Although her process speaks a lot to who Castaldo is as an artist,

conceptually Sewn by Slymkonyn is utterly devoid of self-interest. Castaldo’s use of unconventional materials and methods is profoundly intertwined with her love for humanity and inclusivity.


“For the most part I never touch my sewing machine when I make my clothes, it’s all put together in a way that’s attainable. It’s not something hard, or couture, or impossible for you to wrap your head around. That’s what I mean when I say the future of fashion, it could be something low income areas can do too. Imagine a world where everyone’s wearing things made of unconventional materials. It’s an attainable dream for people, anyone can make the clothes, anyone can wear the clothes, it’s about being accessible. It’s also not damaging anything by being, because your re-purposing things.”

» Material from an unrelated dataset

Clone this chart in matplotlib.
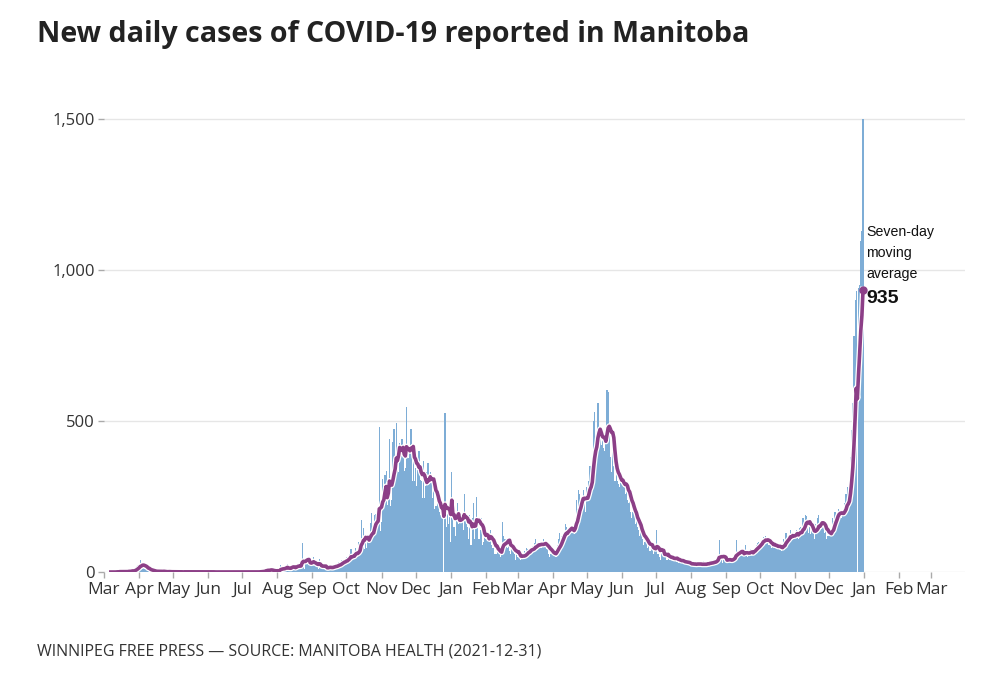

Although Castaldo’s appreciation for inclusivity is conceptualized through her work, it is put into practice through the spectrum of models used to showcase Sewn by Slymkonyn.


“I try to be inclusive with who models my clothes. Different ethnicities, sizes, gender identities. I didn’t want one size, or one type of person, or skill level. And I didn’t pick the models with a checklist in mind, I wanted people I genuinely find amazing. I wanted them to model regardless of if they were ever interested in modeling. It was nice to see people who were very shy but did it because they love me, and to see them feel their oats on stage; it

was nice to make people feel beautiful in such different clothes.”


The importance of embracing our differences largely stems from Castaldo’s close relationship with her community. Her work is highly influenced by her dedication and love for Miami’s LGBTQ community. Identifying with struggles she faced growing up, she uses her work as a way of healing, while allowing others to heal as well.


“Community plays a huge role in my work. I never felt like I had a community until I discovered the queer scene in Miami. A lot of my best friends are drag queens and kings, so drag is very near and dear to my heart. The community is extremely welcoming. It was the first time I ever felt like I could wear my clothes somewhere and everyone was going to get it. Community is such a big part of my art and it really encourages me to keep going. I think in the LGBTQ world community is important because it’s like your chosen family. My family doesn’t get my art, but these people get it, and they

consume it, they want it and love it, and it’s something they understand, and that’s amazing. I think when you make art that’s unconventional you feel like you live in this little world where no one understands, but this community does.”